--- START OF Dataset section ---

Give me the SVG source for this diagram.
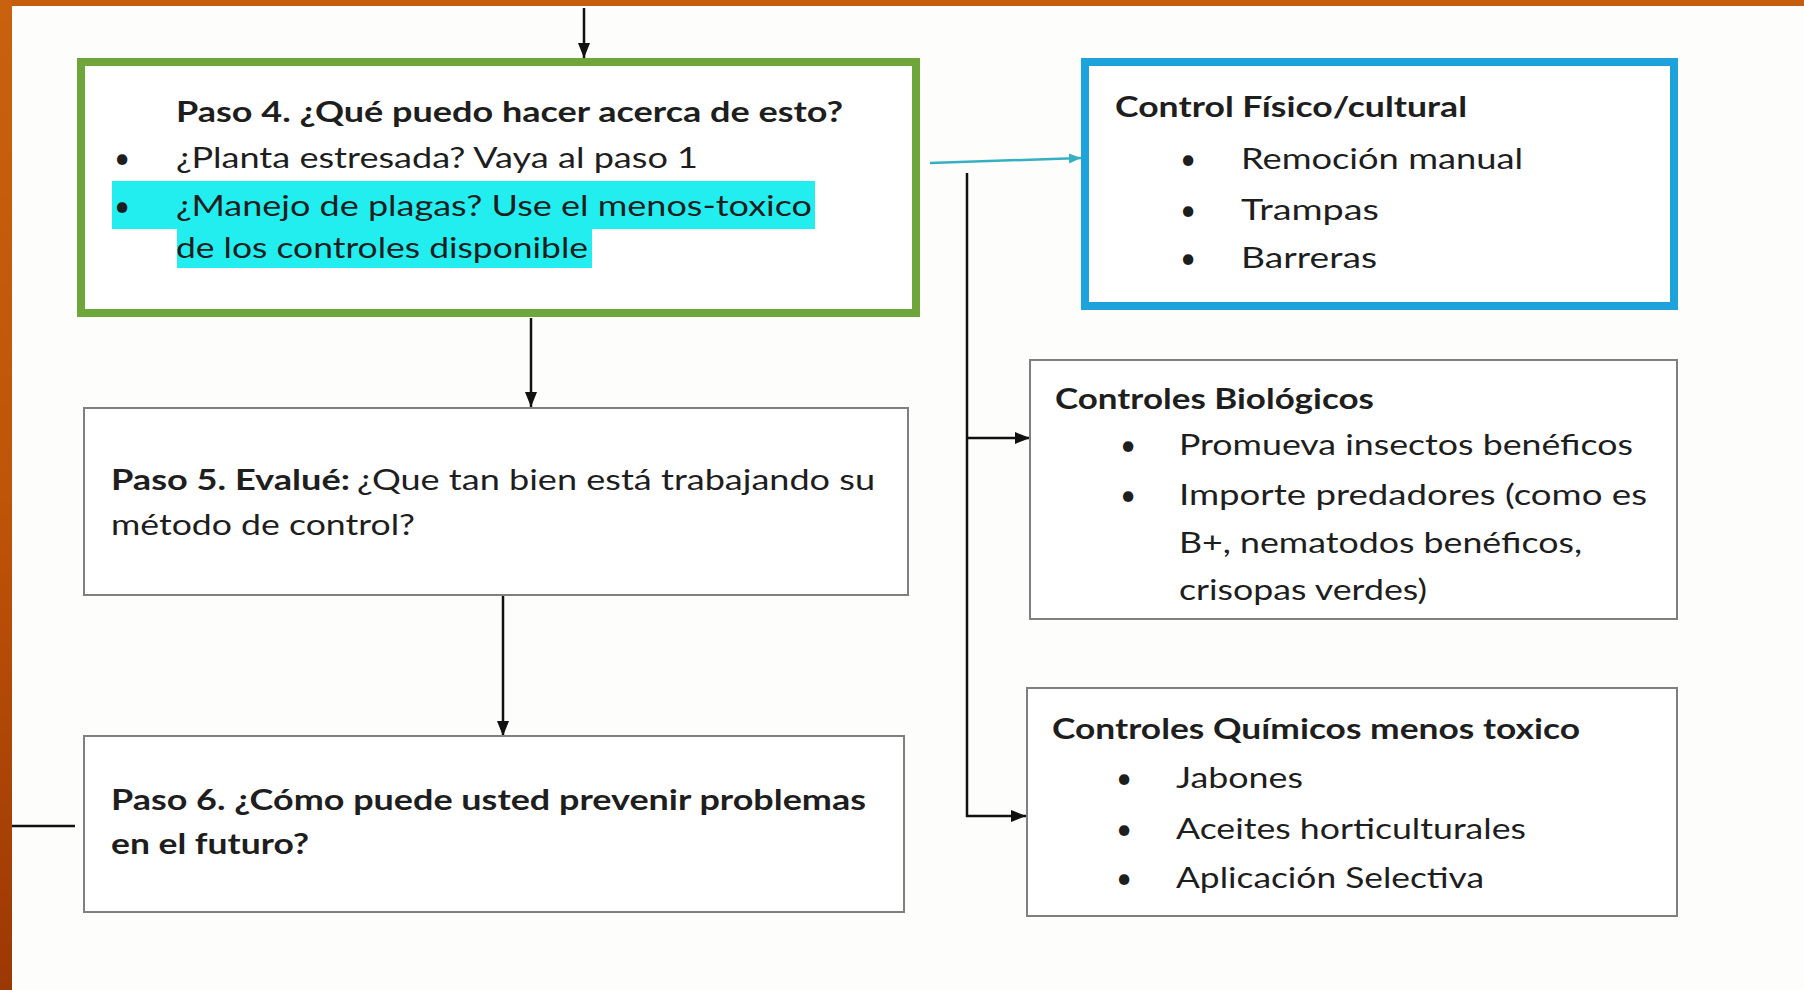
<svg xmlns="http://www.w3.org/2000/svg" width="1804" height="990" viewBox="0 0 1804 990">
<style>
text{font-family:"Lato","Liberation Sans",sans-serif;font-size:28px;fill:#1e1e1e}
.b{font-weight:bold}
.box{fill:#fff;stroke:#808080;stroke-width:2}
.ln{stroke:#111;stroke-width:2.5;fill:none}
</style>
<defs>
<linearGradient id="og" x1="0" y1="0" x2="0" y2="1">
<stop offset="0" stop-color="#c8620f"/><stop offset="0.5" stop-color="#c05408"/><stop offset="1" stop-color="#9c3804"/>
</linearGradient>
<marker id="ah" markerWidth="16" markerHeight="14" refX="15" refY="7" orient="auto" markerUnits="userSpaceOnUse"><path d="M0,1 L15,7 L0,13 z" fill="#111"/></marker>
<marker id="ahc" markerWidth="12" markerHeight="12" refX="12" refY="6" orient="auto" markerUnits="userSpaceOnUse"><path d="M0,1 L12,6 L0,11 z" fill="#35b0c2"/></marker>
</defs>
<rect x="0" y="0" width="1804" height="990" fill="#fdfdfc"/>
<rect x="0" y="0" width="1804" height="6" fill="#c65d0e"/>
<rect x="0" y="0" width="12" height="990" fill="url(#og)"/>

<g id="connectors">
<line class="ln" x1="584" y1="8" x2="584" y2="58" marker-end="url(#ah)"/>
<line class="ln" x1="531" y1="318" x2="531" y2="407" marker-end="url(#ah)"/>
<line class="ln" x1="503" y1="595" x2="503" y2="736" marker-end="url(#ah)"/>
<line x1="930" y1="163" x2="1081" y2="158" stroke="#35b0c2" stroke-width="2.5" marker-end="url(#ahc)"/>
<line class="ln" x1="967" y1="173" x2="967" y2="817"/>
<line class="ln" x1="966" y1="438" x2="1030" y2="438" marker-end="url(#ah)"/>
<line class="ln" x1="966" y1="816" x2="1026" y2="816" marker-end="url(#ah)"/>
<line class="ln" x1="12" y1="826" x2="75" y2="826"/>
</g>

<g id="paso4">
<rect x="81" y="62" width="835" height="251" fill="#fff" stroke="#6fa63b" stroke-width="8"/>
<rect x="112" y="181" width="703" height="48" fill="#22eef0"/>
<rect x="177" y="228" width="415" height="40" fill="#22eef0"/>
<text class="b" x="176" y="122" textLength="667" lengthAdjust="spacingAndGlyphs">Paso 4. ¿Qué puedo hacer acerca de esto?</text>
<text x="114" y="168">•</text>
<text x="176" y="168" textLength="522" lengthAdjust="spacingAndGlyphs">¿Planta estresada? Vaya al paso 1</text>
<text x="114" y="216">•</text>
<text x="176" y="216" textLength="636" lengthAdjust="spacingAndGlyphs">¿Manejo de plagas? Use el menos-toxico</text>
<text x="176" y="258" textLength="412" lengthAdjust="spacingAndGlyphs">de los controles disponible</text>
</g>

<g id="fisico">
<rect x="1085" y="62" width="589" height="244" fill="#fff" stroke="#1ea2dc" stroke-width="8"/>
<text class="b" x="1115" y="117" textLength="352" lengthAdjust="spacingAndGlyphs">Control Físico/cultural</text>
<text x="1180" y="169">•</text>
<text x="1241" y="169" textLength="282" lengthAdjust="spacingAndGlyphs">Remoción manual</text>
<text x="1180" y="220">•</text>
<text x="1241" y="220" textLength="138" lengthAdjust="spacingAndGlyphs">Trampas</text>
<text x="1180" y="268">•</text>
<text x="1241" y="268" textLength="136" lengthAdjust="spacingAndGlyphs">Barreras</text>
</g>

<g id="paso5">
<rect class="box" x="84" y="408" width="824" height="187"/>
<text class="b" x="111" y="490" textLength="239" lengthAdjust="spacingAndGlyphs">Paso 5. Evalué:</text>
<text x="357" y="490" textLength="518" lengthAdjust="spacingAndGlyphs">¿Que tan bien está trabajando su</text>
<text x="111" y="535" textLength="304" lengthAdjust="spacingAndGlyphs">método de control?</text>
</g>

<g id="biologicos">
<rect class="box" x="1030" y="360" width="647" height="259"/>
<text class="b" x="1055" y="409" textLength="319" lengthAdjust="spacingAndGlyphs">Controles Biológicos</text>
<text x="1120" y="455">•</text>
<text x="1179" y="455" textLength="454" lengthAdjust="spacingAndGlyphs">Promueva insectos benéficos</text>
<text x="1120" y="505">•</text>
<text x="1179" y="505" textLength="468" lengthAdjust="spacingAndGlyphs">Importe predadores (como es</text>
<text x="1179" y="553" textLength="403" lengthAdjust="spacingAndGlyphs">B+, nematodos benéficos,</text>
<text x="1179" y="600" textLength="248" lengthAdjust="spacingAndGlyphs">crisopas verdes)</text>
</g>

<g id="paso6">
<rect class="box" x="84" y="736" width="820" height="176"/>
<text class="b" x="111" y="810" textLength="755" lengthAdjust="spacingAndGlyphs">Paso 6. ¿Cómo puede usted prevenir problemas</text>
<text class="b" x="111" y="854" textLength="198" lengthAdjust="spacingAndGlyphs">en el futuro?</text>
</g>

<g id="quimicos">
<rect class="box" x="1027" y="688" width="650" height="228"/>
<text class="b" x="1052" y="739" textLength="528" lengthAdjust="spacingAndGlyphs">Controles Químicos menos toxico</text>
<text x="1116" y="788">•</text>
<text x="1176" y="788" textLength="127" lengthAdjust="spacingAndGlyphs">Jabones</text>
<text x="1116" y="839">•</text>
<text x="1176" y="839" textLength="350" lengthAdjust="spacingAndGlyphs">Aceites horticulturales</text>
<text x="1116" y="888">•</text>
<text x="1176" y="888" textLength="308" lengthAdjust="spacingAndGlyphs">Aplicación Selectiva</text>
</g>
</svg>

--- END OF Dataset section ---

### Stated goal
Set down the material exactly, every line of it, except for the pictures.

### Exercise answer
Give me the SVG source for this diagram.
<svg xmlns="http://www.w3.org/2000/svg" width="1804" height="990" viewBox="0 0 1804 990">
<style>
text{font-family:"Lato","Liberation Sans",sans-serif;font-size:28px;fill:#1e1e1e}
.b{font-weight:bold}
.box{fill:#fff;stroke:#808080;stroke-width:2}
.ln{stroke:#111;stroke-width:2.5;fill:none}
</style>
<defs>
<linearGradient id="og" x1="0" y1="0" x2="0" y2="1">
<stop offset="0" stop-color="#c8620f"/><stop offset="0.5" stop-color="#c05408"/><stop offset="1" stop-color="#9c3804"/>
</linearGradient>
<marker id="ah" markerWidth="16" markerHeight="14" refX="15" refY="7" orient="auto" markerUnits="userSpaceOnUse"><path d="M0,1 L15,7 L0,13 z" fill="#111"/></marker>
<marker id="ahc" markerWidth="12" markerHeight="12" refX="12" refY="6" orient="auto" markerUnits="userSpaceOnUse"><path d="M0,1 L12,6 L0,11 z" fill="#35b0c2"/></marker>
</defs>
<rect x="0" y="0" width="1804" height="990" fill="#fdfdfc"/>
<rect x="0" y="0" width="1804" height="6" fill="#c65d0e"/>
<rect x="0" y="0" width="12" height="990" fill="url(#og)"/>

<g id="connectors">
<line class="ln" x1="584" y1="8" x2="584" y2="58" marker-end="url(#ah)"/>
<line class="ln" x1="531" y1="318" x2="531" y2="407" marker-end="url(#ah)"/>
<line class="ln" x1="503" y1="595" x2="503" y2="736" marker-end="url(#ah)"/>
<line x1="930" y1="163" x2="1081" y2="158" stroke="#35b0c2" stroke-width="2.5" marker-end="url(#ahc)"/>
<line class="ln" x1="967" y1="173" x2="967" y2="817"/>
<line class="ln" x1="966" y1="438" x2="1030" y2="438" marker-end="url(#ah)"/>
<line class="ln" x1="966" y1="816" x2="1026" y2="816" marker-end="url(#ah)"/>
<line class="ln" x1="12" y1="826" x2="75" y2="826"/>
</g>

<g id="paso4">
<rect x="81" y="62" width="835" height="251" fill="#fff" stroke="#6fa63b" stroke-width="8"/>
<rect x="112" y="181" width="703" height="48" fill="#22eef0"/>
<rect x="177" y="228" width="415" height="40" fill="#22eef0"/>
<text class="b" x="176" y="122" textLength="667" lengthAdjust="spacingAndGlyphs">Paso 4. ¿Qué puedo hacer acerca de esto?</text>
<text x="114" y="168">•</text>
<text x="176" y="168" textLength="522" lengthAdjust="spacingAndGlyphs">¿Planta estresada? Vaya al paso 1</text>
<text x="114" y="216">•</text>
<text x="176" y="216" textLength="636" lengthAdjust="spacingAndGlyphs">¿Manejo de plagas? Use el menos-toxico</text>
<text x="176" y="258" textLength="412" lengthAdjust="spacingAndGlyphs">de los controles disponible</text>
</g>

<g id="fisico">
<rect x="1085" y="62" width="589" height="244" fill="#fff" stroke="#1ea2dc" stroke-width="8"/>
<text class="b" x="1115" y="117" textLength="352" lengthAdjust="spacingAndGlyphs">Control Físico/cultural</text>
<text x="1180" y="169">•</text>
<text x="1241" y="169" textLength="282" lengthAdjust="spacingAndGlyphs">Remoción manual</text>
<text x="1180" y="220">•</text>
<text x="1241" y="220" textLength="138" lengthAdjust="spacingAndGlyphs">Trampas</text>
<text x="1180" y="268">•</text>
<text x="1241" y="268" textLength="136" lengthAdjust="spacingAndGlyphs">Barreras</text>
</g>

<g id="paso5">
<rect class="box" x="84" y="408" width="824" height="187"/>
<text class="b" x="111" y="490" textLength="239" lengthAdjust="spacingAndGlyphs">Paso 5. Evalué:</text>
<text x="357" y="490" textLength="518" lengthAdjust="spacingAndGlyphs">¿Que tan bien está trabajando su</text>
<text x="111" y="535" textLength="304" lengthAdjust="spacingAndGlyphs">método de control?</text>
</g>

<g id="biologicos">
<rect class="box" x="1030" y="360" width="647" height="259"/>
<text class="b" x="1055" y="409" textLength="319" lengthAdjust="spacingAndGlyphs">Controles Biológicos</text>
<text x="1120" y="455">•</text>
<text x="1179" y="455" textLength="454" lengthAdjust="spacingAndGlyphs">Promueva insectos benéficos</text>
<text x="1120" y="505">•</text>
<text x="1179" y="505" textLength="468" lengthAdjust="spacingAndGlyphs">Importe predadores (como es</text>
<text x="1179" y="553" textLength="403" lengthAdjust="spacingAndGlyphs">B+, nematodos benéficos,</text>
<text x="1179" y="600" textLength="248" lengthAdjust="spacingAndGlyphs">crisopas verdes)</text>
</g>

<g id="paso6">
<rect class="box" x="84" y="736" width="820" height="176"/>
<text class="b" x="111" y="810" textLength="755" lengthAdjust="spacingAndGlyphs">Paso 6. ¿Cómo puede usted prevenir problemas</text>
<text class="b" x="111" y="854" textLength="198" lengthAdjust="spacingAndGlyphs">en el futuro?</text>
</g>

<g id="quimicos">
<rect class="box" x="1027" y="688" width="650" height="228"/>
<text class="b" x="1052" y="739" textLength="528" lengthAdjust="spacingAndGlyphs">Controles Químicos menos toxico</text>
<text x="1116" y="788">•</text>
<text x="1176" y="788" textLength="127" lengthAdjust="spacingAndGlyphs">Jabones</text>
<text x="1116" y="839">•</text>
<text x="1176" y="839" textLength="350" lengthAdjust="spacingAndGlyphs">Aceites horticulturales</text>
<text x="1116" y="888">•</text>
<text x="1176" y="888" textLength="308" lengthAdjust="spacingAndGlyphs">Aplicación Selectiva</text>
</g>
</svg>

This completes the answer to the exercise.